Trigger warning: Due to it’s nature, the content of this book may be triggering. Contains personal experiences of depression, anxiety, schizophrenia, trichotillomania and other mental health issues, as well as issues such as assault.
“…both beautiful and necessary” Sarah Franklin
For many sixteen year olds who are struggling with personal issues such as the ones mentioned above, this book could save their lives. I’m just echoing what other people have said, here, but it’s such an important collection of stories. To everyone who submitted a letter and especially to those who took the time to personally reflect on their experience and to share all these details with the entire world: you are beyond brave. You have made me reflect on what I could tell my sixteen year old self. You have made me study how far I’ve come from the girl I was in high school, on the choices that made me who I am today, and on the mistakes I’ve made. Needless to say, I wish these had been collected and published eight years ago, but hey.
Although this book deals with heavy subject matters, it contains an overwhelmingly positive message: it gets better. Life gets easier. Accept the help that is offered to you. It’s a book that every high school library should keep on hand to help out struggling youth, just like the Chicken Soup series has helped me all these years ago.

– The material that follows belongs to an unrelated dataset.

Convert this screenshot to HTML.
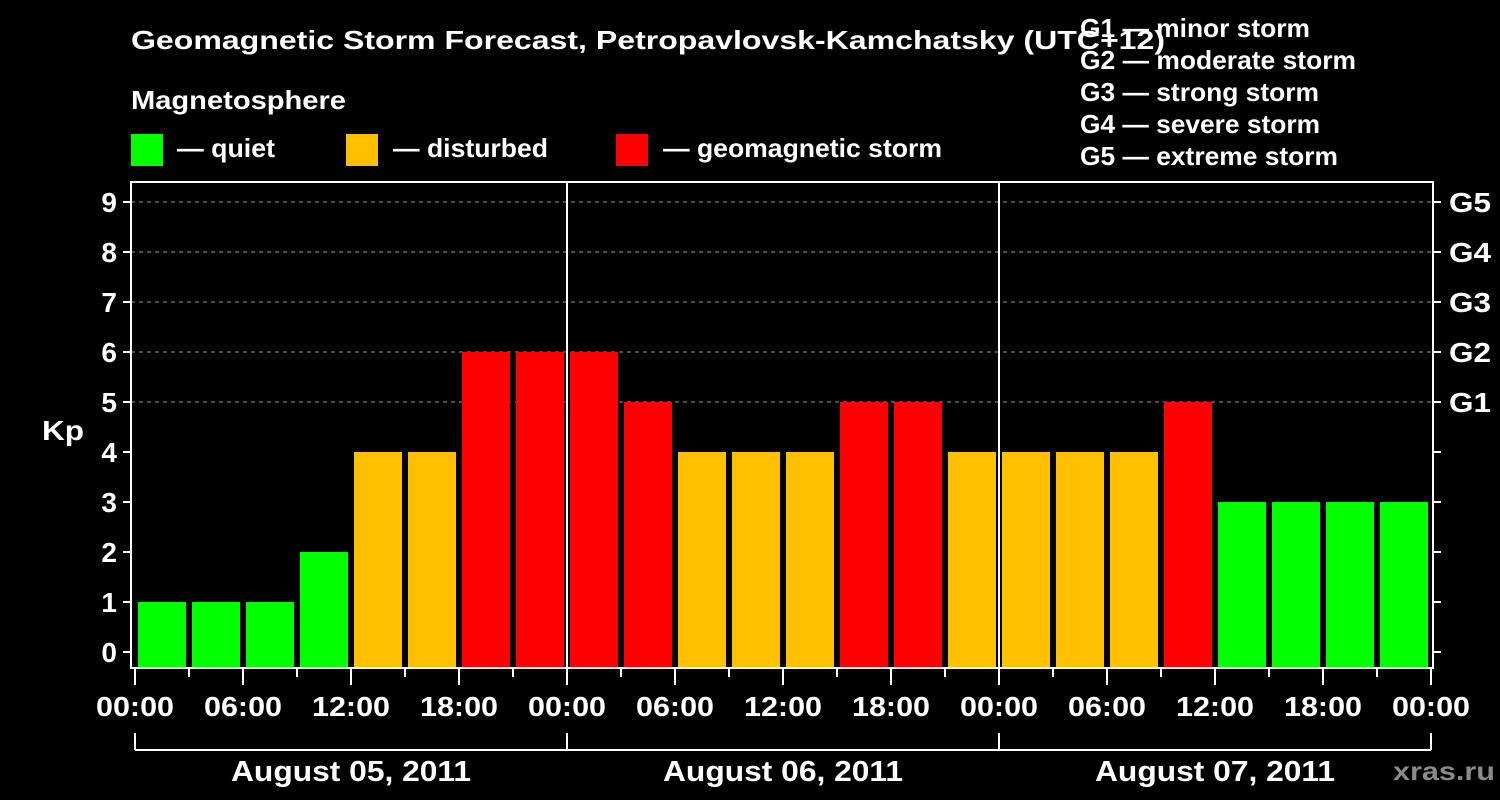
<!DOCTYPE html>
<html><head><meta charset="utf-8"><style>
html,body{margin:0;padding:0;background:#000;width:1500px;height:800px;overflow:hidden}
svg text{font-family:"Liberation Sans",Arial,sans-serif;font-weight:bold;fill:#fff}
</style></head><body>
<svg id="chart" width="1500" height="800" xmlns="http://www.w3.org/2000/svg">
<text x="131" y="49" font-size="26" textLength="1034" lengthAdjust="spacingAndGlyphs">Geomagnetic Storm Forecast, Petropavlovsk-Kamchatsky (UTC+12)</text>
<text x="131" y="109" font-size="26" textLength="215" lengthAdjust="spacingAndGlyphs">Magnetosphere</text>
<rect x="131" y="134" width="32" height="32" fill="#00ff00"/>
<text x="177" y="157" font-size="26" textLength="98" lengthAdjust="spacingAndGlyphs">— quiet</text>
<rect x="346" y="134" width="32" height="32" fill="#ffc000"/>
<text x="393" y="157" font-size="26" textLength="155" lengthAdjust="spacingAndGlyphs">— disturbed</text>
<rect x="616" y="134" width="32" height="32" fill="#ff0000"/>
<text x="663" y="157" font-size="26" textLength="279" lengthAdjust="spacingAndGlyphs">— geomagnetic storm</text>
<g font-size="26">
<text x="1080" y="37" textLength="230" lengthAdjust="spacingAndGlyphs">G1 — minor storm</text>
<text x="1080" y="69" textLength="276" lengthAdjust="spacingAndGlyphs">G2 — moderate storm</text>
<text x="1080" y="101" textLength="239" lengthAdjust="spacingAndGlyphs">G3 — strong storm</text>
<text x="1080" y="133" textLength="240" lengthAdjust="spacingAndGlyphs">G4 — severe storm</text>
<text x="1080" y="165" textLength="258" lengthAdjust="spacingAndGlyphs">G5 — extreme storm</text>
</g>
<text x="42" y="440" font-size="28" textLength="42" lengthAdjust="spacingAndGlyphs">Kp</text>
<text x="1393" y="780" font-size="26" textLength="102" lengthAdjust="spacingAndGlyphs" style="fill:#8a8a8a">xras.ru</text>
<g id="grid"></g><g id="bars"></g><g id="axes"></g>
</svg>
<script>
const kpValues=[1,1,1,2,4,4,6,6, 6,5,4,4,4,5,5,4, 4,4,4,5,3,3,3,3];
const yTicks=[0,1,2,3,4,5,6,7,8,9];
const gLabels=["G1","G2","G3","G4","G5"];
const gLevels=[5,6,7,8,9];
const xTickLabels=["00:00","06:00","12:00","18:00","00:00","06:00","12:00","18:00","00:00","06:00","12:00","18:00","00:00"];
const dayLabels=["August 05, 2011","August 06, 2011","August 07, 2011"];
const NS="http://www.w3.org/2000/svg";
const L=131,R=1433,T=182,B=668,X0=135,SLOT=54;
const yS=v=>652-50*v;
const xS=i=>X0+i*SLOT;
function mk(tag,attrs,parent,text){const e=document.createElementNS(NS,tag);for(const k in attrs)e.setAttribute(k,attrs[k]);if(text!==undefined)e.textContent=text;parent.appendChild(e);return e;}
const grid=document.getElementById('grid'),bars=document.getElementById('bars'),axes=document.getElementById('axes');
gLevels.forEach((v,i)=>{
 const l=mk('line',{x1:L,x2:R,y1:yS(v),y2:yS(v),stroke:'#999','stroke-dasharray':'4 4','stroke-width':1},grid);
 
 
 const t=mk('text',{x:1449,y:yS(v)+10,'font-size':28,textLength:42,lengthAdjust:'spacingAndGlyphs'},axes,gLabels[i]);
 
 
});
kpValues.forEach((v,i)=>{
 const c=v>=5?'#ff0000':(v>=4?'#ffc000':'#00ff00');
 const r=mk('rect',{x:xS(i)+3,y:yS(v),width:48,height:B-yS(v),fill:c},bars);
 
 
});
const fr=mk('rect',{x:L,y:T,width:R-L,height:B-T,fill:'none',stroke:'#fff','stroke-width':2},axes);


for(let d=1;d<3;d++){const l=mk('line',{x1:xS(d*8),x2:xS(d*8),y1:T,y2:B,stroke:'#fff','stroke-width':2},axes);
 
 }
yTicks.forEach(v=>{
 mk('line',{x1:L-8,x2:L,y1:yS(v),y2:yS(v),stroke:'#fff','stroke-width':2},axes);
 mk('line',{x1:R,x2:R+8,y1:yS(v),y2:yS(v),stroke:'#fff','stroke-width':2},axes);
 const t=mk('text',{x:L-14,y:yS(v)+10,'font-size':28,'text-anchor':'end'},axes,String(v));
 
 
});
for(let i=0;i<=24;i++){
 const maj=i%2===0;
 mk('line',{x1:xS(i),x2:xS(i),y1:B,y2:maj?685:677,stroke:'#fff','stroke-width':2},axes);
 if(maj){const t=mk('text',{x:xS(i)-39,y:716,'font-size':28,textLength:78,lengthAdjust:'spacingAndGlyphs'},axes,xTickLabels[i/2]);
 
 }
}
mk('line',{x1:xS(0),x2:xS(24),y1:750,y2:750,stroke:'#fff','stroke-width':2},axes);
for(let d=0;d<=3;d++)mk('line',{x1:xS(d*8),x2:xS(d*8),y1:733,y2:750,stroke:'#fff','stroke-width':2},axes);
dayLabels.forEach((s,d)=>{const t=mk('text',{x:xS(d*8+4)-120,y:781,'font-size':29,textLength:240,lengthAdjust:'spacingAndGlyphs'},axes,s);
 
 });
</script>
</body></html>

However, I did find that by the 20th letter, the stories were blurring into one another for me, and I could barely differentiate one experience from the next. I think a better diversity could’ve been achieved by enlarging the age group of the writers and adding individuals with more life experience to the mix. Also, I believe that this is the type of book that you pick up when you are having an off day, and it is not meant to be read in one sitting (like I attempted).
“Hello Me, it’s You” is also a charity. Their mandate is very dear to me, and I urge you to purchase a copy of the book if you are interested in reading it. The money is going toward a good cause!
I’d like to thank Netgalley and the publisher for the free copy of this book in exchange for an honest review.